If George Mendes’s Lupulo is the cool Portuguese restaurant Midtown didn’t know it needed, and it surely is, then the O hamburguer ($21) on the lunch and late night menu is the double cheeseburger it didn’t know it needed.
Aside from a double layer of imported Casa de Mendevil cheese, the burger is a straight up home grown affair. The beef is a brisket, short rib, and chuck blend from Pat LaFrieda cooked in two four-ounce patties. They are served on a house-smoked mayonnaise slathered brioche bun from Balthazar bakery. The burger is topped with bibb lettuce, beefsteak tomatoes, and picante pickles (also made at the restaurant). With a sesame spangled bun, and tomatoes and pickles jutting out, this burger looks not unlike a grown up Burger King Whopper. It sort of tastes like one too, or rather an idealized version of one. This is because it is cooked over live fire using a fifty-fifty mix of charcoal and hickory. This imbues the burger with a profoundly smoky flavor and puts impressively defined grill marks across the surface of the patties.
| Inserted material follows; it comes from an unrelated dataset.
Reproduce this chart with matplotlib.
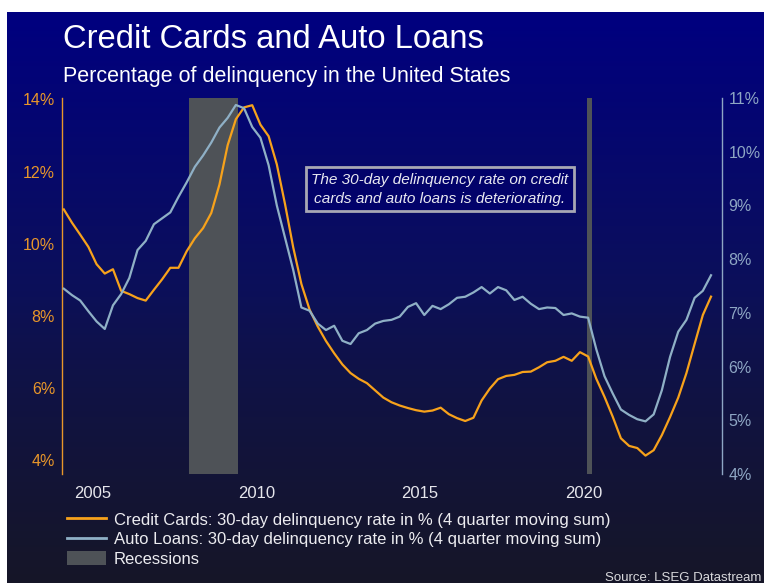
import numpy as np
import matplotlib
matplotlib.use("Agg")
import matplotlib.pyplot as plt
from matplotlib.patches import Patch
from matplotlib.lines import Line2D

plt.rcParams['font.family'] = ['Liberation Sans', 'DejaVu Sans']

# quarterly observations, 2004 Q1 .. 2023 Q4
quarters = 2004.125 + 0.25 * np.arange(80)

credit_cards = [10.95, 10.58, 10.25, 9.91, 9.43, 9.17, 9.29, 8.69, 8.60, 8.49,
                8.42, 8.72, 9.01, 9.33, 9.33, 9.79, 10.15, 10.43, 10.85, 11.64,
                12.73, 13.45, 13.78, 13.84, 13.30, 12.98, 12.20, 11.10, 9.90, 8.88,
                8.17, 7.70, 7.30, 6.96, 6.65, 6.41, 6.25, 6.13, 5.93, 5.73,
                5.60, 5.51, 5.44, 5.38, 5.34, 5.37, 5.45, 5.27, 5.16, 5.08,
                5.17, 5.65, 5.98, 6.24, 6.33, 6.36, 6.44, 6.45, 6.57, 6.71,
                6.75, 6.86, 6.75, 6.99, 6.87, 6.25, 5.75, 5.20, 4.60, 4.39,
                4.33, 4.12, 4.27, 4.69, 5.19, 5.73, 6.41, 7.22, 8.02, 8.53]

auto_loans = [7.45, 7.33, 7.23, 7.03, 6.84, 6.70, 7.14, 7.35, 7.65, 8.17,
              8.34, 8.65, 8.76, 8.87, 9.16, 9.43, 9.72, 9.93, 10.17, 10.45,
              10.63, 10.87, 10.81, 10.46, 10.26, 9.75, 9.00, 8.40, 7.80, 7.10,
              7.04, 6.80, 6.68, 6.76, 6.48, 6.42, 6.62, 6.68, 6.80, 6.85,
              6.87, 6.93, 7.11, 7.18, 6.96, 7.13, 7.07, 7.16, 7.28, 7.30,
              7.38, 7.48, 7.36, 7.48, 7.42, 7.24, 7.30, 7.17, 7.07, 7.10,
              7.09, 6.96, 6.99, 6.93, 6.91, 6.32, 5.82, 5.50, 5.20, 5.10,
              5.02, 4.98, 5.11, 5.56, 6.18, 6.65, 6.87, 7.28, 7.41, 7.70]

recessions = [(2007.95, 2009.43), (2020.10, 2020.24)]

left_ticks = [4, 6, 8, 10, 12, 14]
right_ticks = [4, 5, 6, 7, 8, 9, 10, 11]
year_ticks = [2005, 2010, 2015, 2020]

orange = '#F7A21B'
blue = '#8FB0C6'
rec_gray = '#4E5257'

fig = plt.figure(figsize=(7.64, 5.83), dpi=100, facecolor='white')

# gradient background (white margin on top and left like the screenshot)
bg = fig.add_axes([7 / 764, 0, 1 - 7 / 764, 1 - 12 / 583], zorder=-10)
top = np.array([0x00, 0x00, 0x80]) / 255
mid = np.array([0x0C, 0x10, 0x58]) / 255
bot = np.array([0x16, 0x16, 0x28]) / 255
cols = np.zeros((256, 1, 3))
for k, f in enumerate(np.linspace(0, 1, 256)):
    if f < 0.5:
        cols[k, 0] = top + (mid - top) * (f / 0.5)
    else:
        cols[k, 0] = mid + (bot - mid) * ((f - 0.5) / 0.5) ** 0.8
bg.imshow(cols, aspect='auto', extent=[0, 1, 0, 1], origin='upper')
bg.set_axis_off()

ax = fig.add_axes([62 / 764, 1 - 474 / 583, 660 / 764, 376 / 583])
ax.set_facecolor('none')
for a, b in recessions:
    ax.axvspan(a, b, color=rec_gray, lw=0, zorder=1)
ax.plot(quarters, credit_cards, color=orange, lw=1.6, zorder=3)
ax.set_xlim(2004.07, 2024.21)
ax.set_ylim(3.61, 14.04)
ax.set_yticks(left_ticks)
ax.set_yticklabels([f'{v}%' for v in left_ticks])
ax.set_xticks(year_ticks)
ax.set_xticklabels([str(y) for y in year_ticks])
ax.tick_params(axis='y', length=0, pad=5, labelsize=11.5, labelcolor='#E8962A')
ax.tick_params(axis='x', length=0, pad=9, labelsize=12, labelcolor='#E6E6EC')
for s in ['top', 'right', 'bottom']:
    ax.spines[s].set_visible(False)
ax.spines['left'].set_color('#E8962A')
ax.spines['left'].set_linewidth(1)

ax2 = ax.twinx()
ax2.plot(quarters, auto_loans, color=blue, lw=1.6, zorder=3)
ax2.set_ylim(4.0, 11.0)
ax2.set_yticks(right_ticks)
ax2.set_yticklabels([f'{v}%' for v in right_ticks])
ax2.tick_params(axis='y', length=0, pad=4.5, labelsize=11.5, labelcolor='#8EA6C4')
for s in ['top', 'left', 'bottom']:
    ax2.spines[s].set_visible(False)
ax2.spines['right'].set_color('#8EA6C4')
ax2.spines['right'].set_linewidth(1)

# annotation box
ax2.text(2015.6, 9.30,
         'The 30-day delinquency rate on credit\ncards and auto loans is deteriorating.',
         ha='center', va='center', fontsize=11.1, style='italic', color='#E8E8F0',
         linespacing=1.45, zorder=5,
         bbox=dict(boxstyle='square,pad=0.36', fc='#02026A', ec='#A8A8B4', lw=2))

fig.text(63 / 764, 1 - 39 / 583, 'Credit Cards and Auto Loans', fontsize=23.6,
         color='white', va='center', ha='left')
fig.text(63 / 764, 1 - 76 / 583, 'Percentage of delinquency in the United States',
         fontsize=15.5, color='white', va='center', ha='left')

handles = [Line2D([], [], color=orange, lw=2),
           Line2D([], [], color=blue, lw=2),
           Patch(facecolor=rec_gray, edgecolor='none')]
labels = ['Credit Cards: 30-day delinquency rate in % (4 quarter moving sum)',
          'Auto Loans: 30-day delinquency rate in % (4 quarter moving sum)',
          'Recessions']
leg = fig.legend(handles, labels, loc='upper left', bbox_to_anchor=(67 / 764, 1 - 512 / 583),
                 frameon=False, fontsize=12.0, handlelength=2.35, handletextpad=0.45,
                 labelspacing=0.24, borderpad=0, borderaxespad=0, handleheight=0.9)
for txt in leg.get_texts():
    txt.set_color('#ECECF0')

fig.text(0.997, 1 - 581 / 583, 'Source: LSEG Datastream', fontsize=9.5,
         color='#D8D8DC', ha='right', va='baseline')

fig.savefig('out.png', dpi=100, facecolor=fig.get_facecolor())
In one bite, you get the snap and crunch of pickle and Bibb, plus the sweetness and gentle chew of the beefsteak, and the richness from the cheese — which tastes not unlike a good English Cheddar with sharp, fruity notes. It's at once evocative and also refreshingly new. You have had these flavor and texture combinations before if you have had a Whopper or a similarly constructed fast food style burger, but this is a substantially elevated experience. Despite being cooked to medium, the beef remains succulent. Lupulo employs a massive custom built Grillworks grill that sears the patty using live fire, giving it a flavor that is impossible to mimic with gas. It also give the patty deep grill marks that snap noticeably when bitten, adding a texture you don’t find in flattop burgers. There is a primal connection to live fire cooking — it is hard-wired in to us and connects the post industrial age hamburger to our distant, murky past.
My only criticism of the burger itself is that the bun is a little too rich. There is already so much going on between the cheese and beef and mayo that I craved something a bit more flavor neutral than the butter laden brioche. My other complaint is the price: $21 seem a little too steep for a lunchtime burger. Conversely the $21 price tag at night (the burger is available after 10:30 p.m.) seem fair since it is substantial in size and can easily be shared by two; I couldn't finish the thing and I was hungover and hadn’t eaten breakfast when I tried it. But whether sober, hungover or on the way to being so, this is a burger worthy of your attention. It might not fulfill the promise of Portuguese cuisine, but is certainly fulfills that of the Whopper.